Recently, I wrote about the emerging social learning platforms--and why they are all a bust.

In short, I said that learning requires tasks, criteria and a curriculum. That is: there must be tasks in a sequence, and each task needs criteria that define success or failure. At a minimum, learners need to know: "Am I succeeding or failing?" And after they know that, they can learn a degree of mastery--"How can I do a bit better?"

Already you can guess why so much teaching transfers so poorly to the web. Professors are experts with vast quantities of rich information and complex ideas at their fingertips. So a terrific professor is apt to tell you the twelve things wrong with your work--rather than simply "You're on the right track, but head a bit more in this direction." And it's the latter communication learners really need: right track/wrong track, steps for improvement.

So if learning is to transfer successfully to the internet--how?
What special role could software play? What kind of software?

Again, I've already suggested that to transfer learning here or there, you need to think "learning how" and not just 'learning in general."

And this brings us to how the current social learning platforms get learning wrong.

It's true that a curriculum is a sequence of tasks. It may involve resources like books or web sites or videos. The Khan Academy seems to believe--wrongly, I think, and I can prove it--that a series of videos and online quizzes make up a curriculum. If you believe this is right, go watch a video and take the corresponding quiz and see if you learn what's in the video. An eight-minute lecture of a whiteboard capture or an interview no more causes learning to happen than a classroom lecture. It may, but it may as likely not.

A list of videos and some quizzes does not a curriculum make. It might, if the learner were prepared and the degree of feedback on the quizzes were tuned to the learner's level. And it also might if there were practice that helped you get it right. But that's not where we are yet.

The thing software could really get right is the sequencing of tasks in the curriculum.

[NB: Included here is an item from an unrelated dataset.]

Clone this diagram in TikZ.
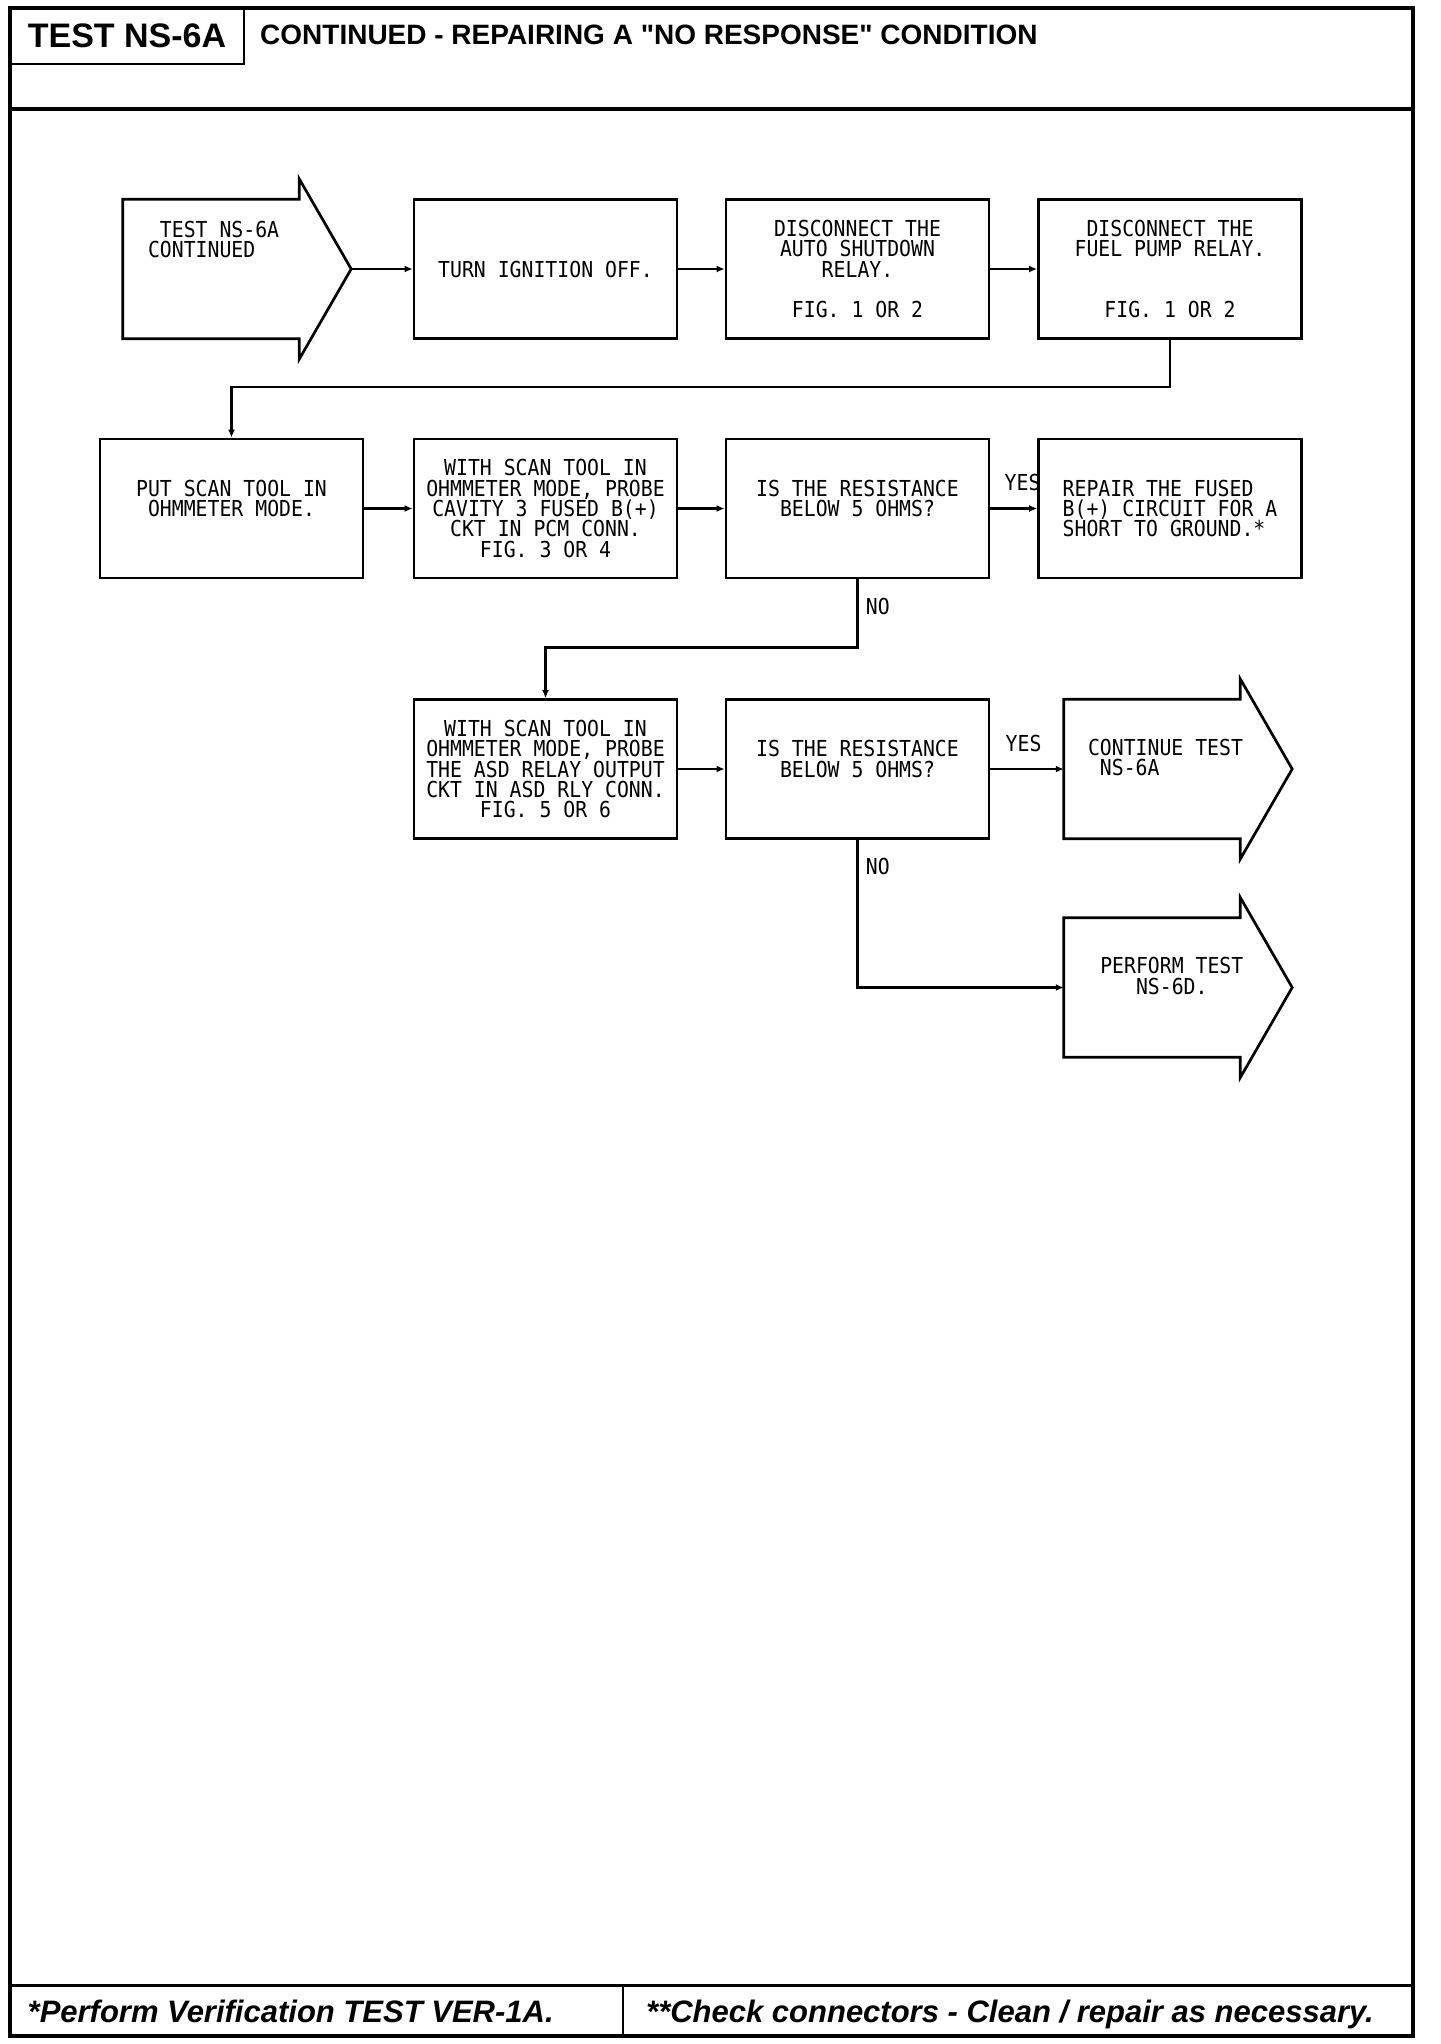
\documentclass[tikz,border=0pt]{standalone}
\usepackage{fontspec}
\usetikzlibrary{arrows.meta,calc}
\setmainfont{Liberation Sans}[Ligatures=TeXOff]
\newfontfamily\plotfont{DejaVu Sans Mono}[FakeStretch=0.9]
\newcommand\headarrow[1]{%
  \draw[line width=2.7pt] (#1.north west) -- (#1.north east) --++(0,-20.5) -- ($(#1.east)+(52,0)$) -- ($(#1.south east)+(0,20.5)$) -- (#1.south east) -- (#1.south west) -- cycle;}
\tikzset{
  >={Latex[length=8pt,width=7pt]},
  stepbox/.style={draw, line width=2.7pt, minimum width=263pt, minimum height=139pt, inner sep=0pt, align=center, font=\plotfont\fontsize{22}{20.3}\selectfont},
  shaft/.style={minimum width=176pt, minimum height=139pt, inner sep=0pt},
  plot/.style={inner sep=0pt, font=\plotfont\fontsize{22}{20.3}\selectfont},
  link/.style={line width=2.7pt, ->},
}
\begin{document}
\begin{tikzpicture}[x=1pt,y=-1pt]
  \useasboundingbox (0,0) rectangle (1440,2044);
  \draw[line width=3.5pt] (10,8) rectangle (1413,2036);
  \draw[line width=4pt] (10,108.7) -- (1413,108.7);
  \draw[line width=3pt] (10,1985) -- (1413,1985);
  \draw[line width=2.5pt] (623,1985) -- (623,2036);
  \node[draw, line width=2.5pt, minimum width=234pt, minimum height=56pt, inner sep=0pt, font=\bfseries\fontsize{34}{36}\selectfont] (testid) at (127,36) {TEST NS-6A};
  \node[anchor=base west, inner sep=0pt, font=\bfseries\fontsize{28}{30}\selectfont] (title) at (260,45) {CONTINUED - REPAIRING A "NO RESPONSE" CONDITION};
  \node[anchor=base west, inner sep=0pt, font=\bfseries\itshape\fontsize{31}{33}\selectfont] (verify) at (27.5,2022) {*Perform Verification TEST VER-1A.};
  \node[anchor=base west, inner sep=0pt, font=\bfseries\itshape\fontsize{31}{33}\selectfont] (check) at (646,2022) {**Check connectors - Clean / repair as necessary.};

  \node[shaft] (start) at (211,269) {};
  \headarrow{start}
  \node[plot, anchor=north west, align=left] (start-text) at ($(start.north west)+(25,21.7)$) {\phantom{T}TEST NS-6A\\CONTINUED};
  \node[stepbox] (turn) at (545.5,269) {TURN IGNITION OFF.};
  \node[stepbox] (asd) at (857.5,269) {DISCONNECT THE\\AUTO SHUTDOWN\\RELAY.\\\mbox{}\\FIG. 1 OR 2};
  \node[stepbox] (fuel) at (1170,269) {DISCONNECT THE\\FUEL PUMP RELAY.\\\mbox{}\\\mbox{}\\FIG. 1 OR 2};

  \node[stepbox] (put) at (231.5,508.5) {PUT SCAN TOOL IN\\OHMMETER MODE.\\\mbox{}};
  \node[stepbox] (cavity) at (545.5,508.5) {WITH SCAN TOOL IN\\OHMMETER MODE, PROBE\\CAVITY 3 FUSED B(+)\\CKT IN PCM CONN.\\FIG. 3 OR 4};
  \node[stepbox] (low1) at (857.5,508.5) {IS THE RESISTANCE\\BELOW 5 OHMS?\\\mbox{}};
  \node[stepbox, align=left] (repair) at (1170,508.5) {REPAIR THE FUSED\\B(+) CIRCUIT FOR A\\SHORT TO GROUND.*};

  \node[stepbox] (asdout) at (545.5,769) {WITH SCAN TOOL IN\\OHMMETER MODE, PROBE\\THE ASD RELAY OUTPUT\\CKT IN ASD RLY CONN.\\FIG. 5 OR 6};
  \node[stepbox] (low2) at (857.5,769) {IS THE RESISTANCE\\BELOW 5 OHMS?\\\mbox{}};
  \node[shaft] (cont) at (1152,769) {};
  \headarrow{cont}
  \node[plot, anchor=north west, align=left] (cont-text) at ($(cont.north west)+(24,39.5)$) {CONTINUE TEST\\\phantom{N}NS-6A};
  \node[shaft] (perform) at (1152,987.5) {};
  \headarrow{perform}
  \node[plot, anchor=north, align=center] (perform-text) at ($(perform.north west)+(108,39.5)$) {PERFORM TEST\\NS-6D.};

  \coordinate (start-tip) at ($(start.east)+(52,0)$);
  \draw[link] (start-tip) -- (turn.west);
  \draw[link] (turn.east) -- (asd.west);
  \draw[link] (asd.east) -- (fuel.west);
  \draw[link] (fuel.south) --++(0,47) -| (put.north);
  \draw[link] (put.east) -- (cavity.west);
  \draw[link] (cavity.east) -- (low1.west);
  \draw[link] (low1.east) -- node[plot, pos=0, anchor=south west, xshift=13pt, yshift=16pt] {YES} (repair.west);
  \draw[link] (low1.south) -- node[plot, pos=0.4, anchor=west, xshift=7pt] {NO} ++(0,68) -| (asdout.north);
  \draw[link] (asdout.east) -- (low2.west);
  \draw[link] (low2.east) -- node[plot, pos=0, anchor=south west, xshift=14pt, yshift=16pt] {YES} (cont.west);
  \draw[link] (low2.south) |- node[plot, pos=0.09, anchor=west, xshift=7pt] {NO} (perform.west);
\end{tikzpicture}
\end{document}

The flip side of the "social" web is not just sharing ratings with friends: it's crowd-sourcing. That is the secret behind Google's phenomenal early success. Every other search engine wanted either to individually evaluate web sites or to jigger the search rankings by taking money from web sites to put their url higher in the search results. Google refused to do this.

Google observed that when they returned search results, those results were on their own page. And Google therefore knew which of the results uses clicked on. Therefore Google's own traffic showed them which results were better--and could be fed back into the search algorithm.

That's it. That's why Google was better than the search engines you've forgotten about--like Lycos.

And that's why a web-based curriculum will be as good as the size of its user base.

If a curriculum is a series of sequenced tasks with matching criteria, a web-based repository of tasks could collect what educational researchers today only dream of. Namely, such a web site could capture the exact likelihood of a learner performing better on Task B after performing Task A.

That is the heart of a curriculum: the likelihood of performing better on one task after performing another task. That is a curriculum: a sequence of tasks arranged so that success on one task makes success on the next task more likely rather than less. If you're not doing that, you're just frustrating learners with obstacles--because any task that does not improve learning is an obstacle, and it more likely demotivates than motivates.

The rest is a statistical nicety to be debated by stats wonks. (And the company with the best stats wonks will win--another Google Takeaway.)

In short, online learning tasks need to be Google-ized: ranked by effectiveness.

The rest of the details of a good social learning platform could be inferred from other examples. But I'll blog more about that later.

In the meantime, I think the idea of a self-adjusting system that ranks tasks (with clear success criteria attached) is enough for one day.